_Exercise goal_
Everything from the first line of the data through the line with "const yStep = 5;" is to be echoed exactly, minus the pictures.

_Data extract_
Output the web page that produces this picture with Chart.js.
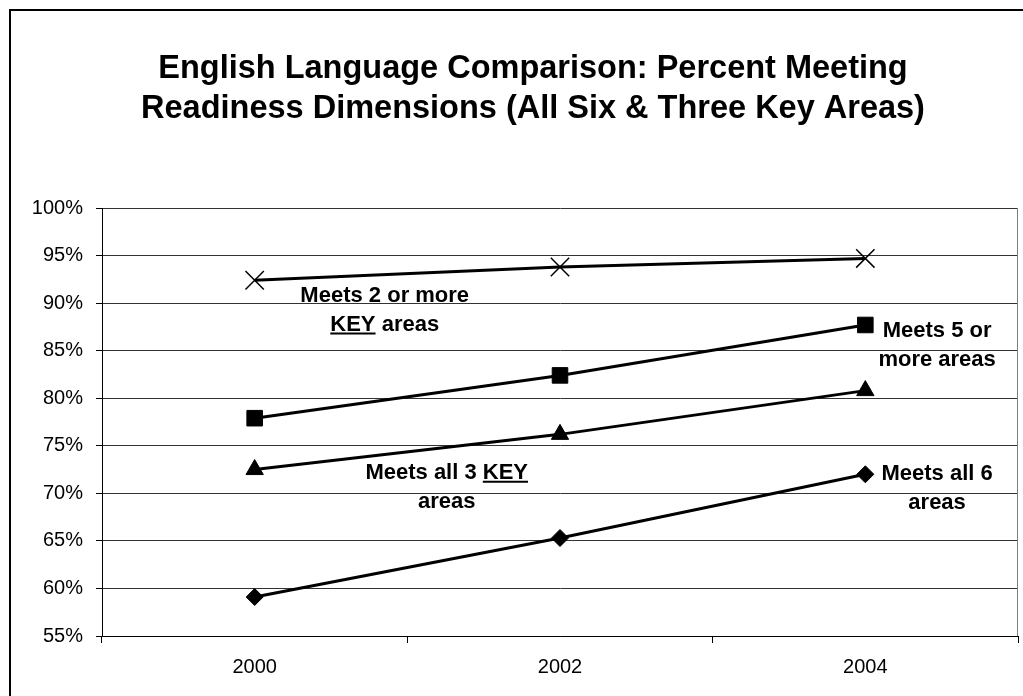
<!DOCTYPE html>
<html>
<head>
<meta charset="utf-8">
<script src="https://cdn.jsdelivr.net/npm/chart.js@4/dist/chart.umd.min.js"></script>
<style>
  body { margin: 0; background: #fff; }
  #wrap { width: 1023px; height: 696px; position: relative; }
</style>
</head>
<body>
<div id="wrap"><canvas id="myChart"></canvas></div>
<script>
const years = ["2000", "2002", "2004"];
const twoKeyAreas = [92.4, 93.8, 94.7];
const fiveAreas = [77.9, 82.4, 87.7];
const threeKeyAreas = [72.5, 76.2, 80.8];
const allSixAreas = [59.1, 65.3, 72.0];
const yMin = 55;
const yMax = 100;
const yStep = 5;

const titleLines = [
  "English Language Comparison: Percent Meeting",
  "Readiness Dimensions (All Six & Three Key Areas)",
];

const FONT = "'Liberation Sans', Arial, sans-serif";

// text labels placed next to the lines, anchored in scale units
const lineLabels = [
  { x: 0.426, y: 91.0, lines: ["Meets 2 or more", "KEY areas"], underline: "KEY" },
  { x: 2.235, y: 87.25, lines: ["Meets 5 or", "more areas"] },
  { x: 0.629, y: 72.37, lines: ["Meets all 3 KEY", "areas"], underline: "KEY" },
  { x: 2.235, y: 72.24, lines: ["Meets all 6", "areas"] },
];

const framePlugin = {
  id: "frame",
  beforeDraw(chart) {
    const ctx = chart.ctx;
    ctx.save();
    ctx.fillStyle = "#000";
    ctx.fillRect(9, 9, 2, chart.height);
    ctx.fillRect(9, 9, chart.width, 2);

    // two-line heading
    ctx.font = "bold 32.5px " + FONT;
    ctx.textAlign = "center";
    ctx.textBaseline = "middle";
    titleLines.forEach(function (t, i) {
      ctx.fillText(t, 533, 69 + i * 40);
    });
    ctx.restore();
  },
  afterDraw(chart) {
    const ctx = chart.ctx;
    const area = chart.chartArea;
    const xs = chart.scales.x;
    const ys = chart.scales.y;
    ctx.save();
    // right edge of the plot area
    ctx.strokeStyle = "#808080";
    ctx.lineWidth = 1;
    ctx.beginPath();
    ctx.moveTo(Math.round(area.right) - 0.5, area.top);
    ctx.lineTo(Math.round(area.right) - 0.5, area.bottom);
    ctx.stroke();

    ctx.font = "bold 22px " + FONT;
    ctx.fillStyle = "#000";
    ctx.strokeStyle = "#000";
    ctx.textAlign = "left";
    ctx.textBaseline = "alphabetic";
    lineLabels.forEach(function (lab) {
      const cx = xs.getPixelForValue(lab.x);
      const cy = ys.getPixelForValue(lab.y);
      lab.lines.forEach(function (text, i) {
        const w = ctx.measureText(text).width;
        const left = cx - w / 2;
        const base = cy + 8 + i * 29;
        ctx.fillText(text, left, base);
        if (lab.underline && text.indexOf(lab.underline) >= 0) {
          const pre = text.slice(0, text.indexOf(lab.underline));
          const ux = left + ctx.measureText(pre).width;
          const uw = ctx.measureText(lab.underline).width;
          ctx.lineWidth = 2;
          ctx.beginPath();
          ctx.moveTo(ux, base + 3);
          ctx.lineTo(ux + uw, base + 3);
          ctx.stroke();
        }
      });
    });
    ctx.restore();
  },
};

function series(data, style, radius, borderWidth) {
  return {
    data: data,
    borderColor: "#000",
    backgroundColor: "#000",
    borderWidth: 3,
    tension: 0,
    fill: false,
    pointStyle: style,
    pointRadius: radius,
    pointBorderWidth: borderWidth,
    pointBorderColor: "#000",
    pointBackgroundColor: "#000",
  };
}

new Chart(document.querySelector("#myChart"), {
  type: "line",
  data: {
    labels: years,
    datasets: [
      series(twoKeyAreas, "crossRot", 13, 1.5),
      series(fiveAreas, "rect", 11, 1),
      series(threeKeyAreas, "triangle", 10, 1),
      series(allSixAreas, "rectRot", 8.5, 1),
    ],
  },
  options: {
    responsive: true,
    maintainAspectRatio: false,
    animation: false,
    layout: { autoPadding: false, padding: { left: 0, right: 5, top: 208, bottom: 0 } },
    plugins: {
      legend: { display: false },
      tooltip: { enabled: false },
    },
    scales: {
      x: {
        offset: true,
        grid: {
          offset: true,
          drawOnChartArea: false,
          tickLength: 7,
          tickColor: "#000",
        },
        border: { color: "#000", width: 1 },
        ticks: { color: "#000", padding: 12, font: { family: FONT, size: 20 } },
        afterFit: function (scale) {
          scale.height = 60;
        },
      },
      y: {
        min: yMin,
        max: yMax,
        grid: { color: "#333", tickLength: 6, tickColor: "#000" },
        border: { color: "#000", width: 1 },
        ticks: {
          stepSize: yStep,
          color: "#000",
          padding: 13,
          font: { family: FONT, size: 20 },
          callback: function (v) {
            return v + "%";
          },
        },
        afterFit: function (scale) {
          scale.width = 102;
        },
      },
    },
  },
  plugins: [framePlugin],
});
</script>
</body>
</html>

_Exercise solution_
Output the web page that produces this picture with Chart.js.
<!DOCTYPE html>
<html>
<head>
<meta charset="utf-8">
<script src="https://cdn.jsdelivr.net/npm/chart.js@4/dist/chart.umd.min.js"></script>
<style>
  body { margin: 0; background: #fff; }
  #wrap { width: 1023px; height: 696px; position: relative; }
</style>
</head>
<body>
<div id="wrap"><canvas id="myChart"></canvas></div>
<script>
const years = ["2000", "2002", "2004"];
const twoKeyAreas = [92.4, 93.8, 94.7];
const fiveAreas = [77.9, 82.4, 87.7];
const threeKeyAreas = [72.5, 76.2, 80.8];
const allSixAreas = [59.1, 65.3, 72.0];
const yMin = 55;
const yMax = 100;
const yStep = 5;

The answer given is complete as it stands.